▸ SOURCE EXCERPT:
__________

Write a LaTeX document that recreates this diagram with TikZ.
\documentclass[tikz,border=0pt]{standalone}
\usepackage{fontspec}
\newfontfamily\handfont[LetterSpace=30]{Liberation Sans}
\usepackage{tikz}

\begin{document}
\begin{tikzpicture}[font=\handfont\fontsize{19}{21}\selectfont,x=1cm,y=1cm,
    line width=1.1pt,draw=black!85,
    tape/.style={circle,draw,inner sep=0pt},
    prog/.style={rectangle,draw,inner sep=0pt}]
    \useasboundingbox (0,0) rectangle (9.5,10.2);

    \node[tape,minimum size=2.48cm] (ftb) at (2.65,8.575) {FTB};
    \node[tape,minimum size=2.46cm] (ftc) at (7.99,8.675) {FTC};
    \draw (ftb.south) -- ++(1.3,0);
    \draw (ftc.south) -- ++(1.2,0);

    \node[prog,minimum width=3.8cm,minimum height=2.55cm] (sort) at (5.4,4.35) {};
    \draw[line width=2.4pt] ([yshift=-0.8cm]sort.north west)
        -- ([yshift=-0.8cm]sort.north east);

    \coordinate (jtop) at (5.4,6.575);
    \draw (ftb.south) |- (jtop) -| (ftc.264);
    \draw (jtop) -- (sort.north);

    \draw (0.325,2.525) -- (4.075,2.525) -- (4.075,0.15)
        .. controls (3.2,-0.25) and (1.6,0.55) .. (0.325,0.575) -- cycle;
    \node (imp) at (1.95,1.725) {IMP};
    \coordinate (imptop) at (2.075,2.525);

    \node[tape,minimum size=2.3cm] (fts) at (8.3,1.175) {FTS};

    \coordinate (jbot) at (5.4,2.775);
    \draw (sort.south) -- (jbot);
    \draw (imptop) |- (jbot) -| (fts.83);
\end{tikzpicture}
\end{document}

__________

▸ TASK GOAL: From the first line to the last, please quote the material above exactly.

▸ WORKED ANSWER:
Write a LaTeX document that recreates this diagram with TikZ.
\documentclass[tikz,border=0pt]{standalone}
\usepackage{fontspec}
\newfontfamily\handfont[LetterSpace=30]{Liberation Sans}
\usepackage{tikz}

\begin{document}
\begin{tikzpicture}[font=\handfont\fontsize{19}{21}\selectfont,x=1cm,y=1cm,
    line width=1.1pt,draw=black!85,
    tape/.style={circle,draw,inner sep=0pt},
    prog/.style={rectangle,draw,inner sep=0pt}]
    \useasboundingbox (0,0) rectangle (9.5,10.2);

    \node[tape,minimum size=2.48cm] (ftb) at (2.65,8.575) {FTB};
    \node[tape,minimum size=2.46cm] (ftc) at (7.99,8.675) {FTC};
    \draw (ftb.south) -- ++(1.3,0);
    \draw (ftc.south) -- ++(1.2,0);

    \node[prog,minimum width=3.8cm,minimum height=2.55cm] (sort) at (5.4,4.35) {};
    \draw[line width=2.4pt] ([yshift=-0.8cm]sort.north west)
        -- ([yshift=-0.8cm]sort.north east);

    \coordinate (jtop) at (5.4,6.575);
    \draw (ftb.south) |- (jtop) -| (ftc.264);
    \draw (jtop) -- (sort.north);

    \draw (0.325,2.525) -- (4.075,2.525) -- (4.075,0.15)
        .. controls (3.2,-0.25) and (1.6,0.55) .. (0.325,0.575) -- cycle;
    \node (imp) at (1.95,1.725) {IMP};
    \coordinate (imptop) at (2.075,2.525);

    \node[tape,minimum size=2.3cm] (fts) at (8.3,1.175) {FTS};

    \coordinate (jbot) at (5.4,2.775);
    \draw (sort.south) -- (jbot);
    \draw (imptop) |- (jbot) -| (fts.83);
\end{tikzpicture}
\end{document}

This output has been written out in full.